Copy the listing below in full and skip every picture.

■ Data shown ■
________________________
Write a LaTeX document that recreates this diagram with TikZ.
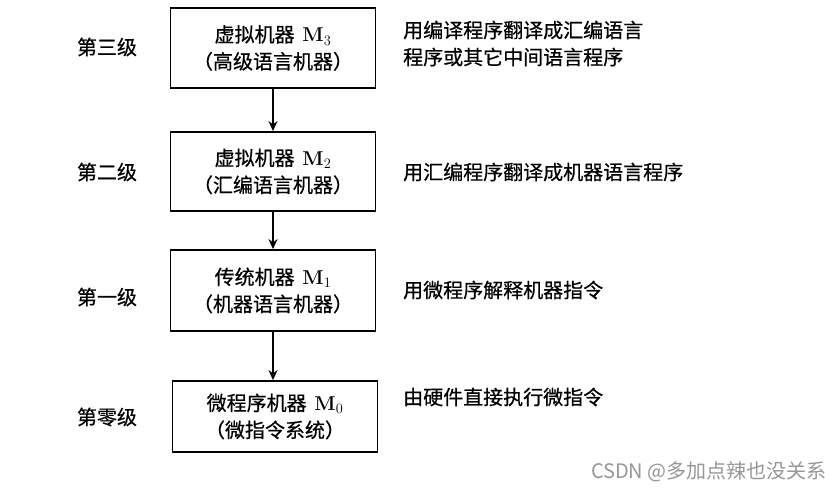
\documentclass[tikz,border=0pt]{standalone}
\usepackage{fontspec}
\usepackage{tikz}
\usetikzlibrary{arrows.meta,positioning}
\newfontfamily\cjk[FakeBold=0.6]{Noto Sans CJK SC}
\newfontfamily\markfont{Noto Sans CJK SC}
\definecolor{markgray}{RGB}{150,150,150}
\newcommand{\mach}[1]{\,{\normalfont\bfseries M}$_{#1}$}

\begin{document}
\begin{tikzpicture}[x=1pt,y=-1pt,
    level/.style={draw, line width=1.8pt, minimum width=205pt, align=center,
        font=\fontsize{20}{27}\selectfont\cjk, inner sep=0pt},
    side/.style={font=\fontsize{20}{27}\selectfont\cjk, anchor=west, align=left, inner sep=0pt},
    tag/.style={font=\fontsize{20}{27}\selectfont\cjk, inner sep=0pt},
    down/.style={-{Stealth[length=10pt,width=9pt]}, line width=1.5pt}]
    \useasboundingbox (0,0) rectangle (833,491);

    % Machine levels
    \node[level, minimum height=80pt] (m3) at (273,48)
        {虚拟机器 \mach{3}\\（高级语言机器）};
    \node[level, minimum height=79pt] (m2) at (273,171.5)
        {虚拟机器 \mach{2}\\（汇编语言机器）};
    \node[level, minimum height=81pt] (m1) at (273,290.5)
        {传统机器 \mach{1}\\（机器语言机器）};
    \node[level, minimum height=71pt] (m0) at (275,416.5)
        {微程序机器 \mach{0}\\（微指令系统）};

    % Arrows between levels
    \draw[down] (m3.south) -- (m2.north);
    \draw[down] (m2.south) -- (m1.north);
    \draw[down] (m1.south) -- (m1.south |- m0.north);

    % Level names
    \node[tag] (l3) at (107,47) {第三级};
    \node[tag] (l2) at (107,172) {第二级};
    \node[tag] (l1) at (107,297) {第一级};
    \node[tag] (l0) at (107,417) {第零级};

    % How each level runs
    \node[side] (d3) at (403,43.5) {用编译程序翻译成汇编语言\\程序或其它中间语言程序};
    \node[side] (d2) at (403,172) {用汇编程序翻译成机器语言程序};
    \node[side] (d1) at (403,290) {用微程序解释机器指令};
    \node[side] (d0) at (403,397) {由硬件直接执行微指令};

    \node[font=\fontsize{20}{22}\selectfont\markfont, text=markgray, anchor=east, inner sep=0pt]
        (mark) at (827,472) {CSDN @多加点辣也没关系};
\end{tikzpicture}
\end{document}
________________________
■ Task solution ■
Write a LaTeX document that recreates this diagram with TikZ.
\documentclass[tikz,border=0pt]{standalone}
\usepackage{fontspec}
\usepackage{tikz}
\usetikzlibrary{arrows.meta,positioning}
\newfontfamily\cjk[FakeBold=0.6]{Noto Sans CJK SC}
\newfontfamily\markfont{Noto Sans CJK SC}
\definecolor{markgray}{RGB}{150,150,150}
\newcommand{\mach}[1]{\,{\normalfont\bfseries M}$_{#1}$}

\begin{document}
\begin{tikzpicture}[x=1pt,y=-1pt,
    level/.style={draw, line width=1.8pt, minimum width=205pt, align=center,
        font=\fontsize{20}{27}\selectfont\cjk, inner sep=0pt},
    side/.style={font=\fontsize{20}{27}\selectfont\cjk, anchor=west, align=left, inner sep=0pt},
    tag/.style={font=\fontsize{20}{27}\selectfont\cjk, inner sep=0pt},
    down/.style={-{Stealth[length=10pt,width=9pt]}, line width=1.5pt}]
    \useasboundingbox (0,0) rectangle (833,491);

    % Machine levels
    \node[level, minimum height=80pt] (m3) at (273,48)
        {虚拟机器 \mach{3}\\（高级语言机器）};
    \node[level, minimum height=79pt] (m2) at (273,171.5)
        {虚拟机器 \mach{2}\\（汇编语言机器）};
    \node[level, minimum height=81pt] (m1) at (273,290.5)
        {传统机器 \mach{1}\\（机器语言机器）};
    \node[level, minimum height=71pt] (m0) at (275,416.5)
        {微程序机器 \mach{0}\\（微指令系统）};

    % Arrows between levels
    \draw[down] (m3.south) -- (m2.north);
    \draw[down] (m2.south) -- (m1.north);
    \draw[down] (m1.south) -- (m1.south |- m0.north);

    % Level names
    \node[tag] (l3) at (107,47) {第三级};
    \node[tag] (l2) at (107,172) {第二级};
    \node[tag] (l1) at (107,297) {第一级};
    \node[tag] (l0) at (107,417) {第零级};

    % How each level runs
    \node[side] (d3) at (403,43.5) {用编译程序翻译成汇编语言\\程序或其它中间语言程序};
    \node[side] (d2) at (403,172) {用汇编程序翻译成机器语言程序};
    \node[side] (d1) at (403,290) {用微程序解释机器指令};
    \node[side] (d0) at (403,397) {由硬件直接执行微指令};

    \node[font=\fontsize{20}{22}\selectfont\markfont, text=markgray, anchor=east, inner sep=0pt]
        (mark) at (827,472) {CSDN @多加点辣也没关系};
\end{tikzpicture}
\end{document}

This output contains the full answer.